Non c’è niente di peggio che sprecare una crisi, disse il capo dello staff di Barack Obama alla Casa Bianca dopo il crollo di Lehman.
Eppure l’Italia rischia di sprecare la propria, a giudicare dalle promesse dei partiti. Non bastassero le stime sui loro costi, lo fa emergere uno studio pubblicato dalla Banca d’Italia proprio ora che al voto mancano poche settimane. Con questa scelta di tempo, quel rapporto suona come un programma-ombra: quello che non c’è ma del quale i partiti dovrebbero pur farsi carico nell’interesse dei disoccupati, dei giovani, dei lavoratori in genere e delle imprese.

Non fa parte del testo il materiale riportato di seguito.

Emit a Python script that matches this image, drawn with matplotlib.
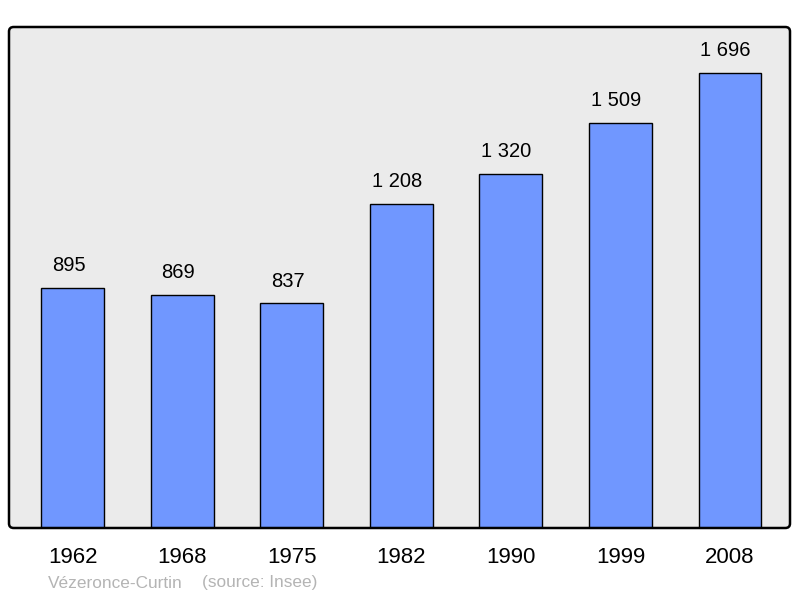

Per ora non accade e poco importa che la diagnosi di fondo non lasci spazio a equivoci. Il rapporto è fatto di cento dense pagine firmate da dodici economisti della Banca d’Italia, solo formalmente a titolo personale. I dodici, guidati da Matteo Bugamelli, mostrano i passi avanti compiuti e soprattutto quelli che restano da muovere nella prossima legislatura sullo sfondo di un Paese che cambia — scrivono — «al rallentatore». Del resto i problemi sono noti solo in parte in parte e, prima di oggi, ancora meno misurati e discussi. Alla vigilia della crisi in Italia ogni singolo dipendente di una microimpresa con al massimo nove addetti produceva in media 30 mila euro di valore all’anno; oggi ne produce 25 mila, mentre in Francia e Germania si viaggia attorno ai 40 mila. Lo scarto di produttività — l’ingrediente principale dei salari, del lavoro e della sopravvivenza stessa delle aziende — era enorme ed è cresciuto. A maggior ragione perché in Italia queste aziende micro, meno efficienti ovunque, rappresentano la quota da record del 95% del totale nel Paese. All’estremo opposto ogni dipendente di un gruppo da almeno 250 dipendenti in Italia produce in media il doppio: quasi 50 mila euro di valore l’anno, un dato non peggiorato con la recessione ma sempre molto sotto i 65 mila euro di Francia o Germania. Qui lo scarto è reso più profondo dal fatto che la densità di queste imprese più grandi e produttive, in proporzione, è fra due e cinque volte più alta negli altri grandi Paesi dell’area euro. Questi sono i ritardi che relegano l’Italia all’ultimo posto per crescita in Europa anche ora che sul sistema splende un po’ di sole.
I dodici economisti si tuffano nei dati e ne riemergono con un indizio da cui potrebbe ripartire chiunque governi da primavera in poi. Il quadro infatti non è fragile in modo uniforme. Nell’industria, più esposta alla concorrenza sui mercati esteri, da qualche tempo la produttività sta salendo quasi del 2% all’anno; lo stesso indicatore invece resta in recessione ininterrotta in aree più protette come gli studi professionali, il trasporto o i servizi offerti dalle società a controllo pubblico. Contano una tradizione corporativa dura a morire, una certa cultura d’impresa e la storica diffidenza degli italiani, caso unico in Europa, a crescere e coinvolgere nelle proprie aziende dei manager professionisti. Contano però anche leve che un governo può muovere direttamente o quasi: hanno aiutato fin qui il Jobs act, gli sgravi alla ricerca o quelli di Industria 4.0, riconoscono i dodici.
Poi però lo studio di Banca d’Italia, quasi indicando il suo programma-ombra, indica ciò che resta da fare come «priorità politiche». C’è certo da affrontare l’inefficienza della pubblica amministrazione, che «riduce l’impatto delle riforme già fatte» (anche nel gestire fallimenti e insolvenze in banca); e resta soprattutto da muovere il secondo passo nella revisione delle regole sul lavoro, portando la definizione dei contratti dentro le aziende per allineare i salari alla specifica produttività di ogni situazione. Lo si fa in Germania e nei Paesi scandinavi, lo si inizia a fare anche in Francia.
Gli economisti di Banca d’Italia mostrano come la pesante dose in più di Grande recessione subita in Italia sia il precipitato di un «decennio perduto» (2000-2010) in una struttura produttiva nazionale pensata nell’illusione del controllo, non con l’obiettivo dell’efficienza. Cento pagine che, in silenzio, gridano alla politica di non perdere altri cinque anni.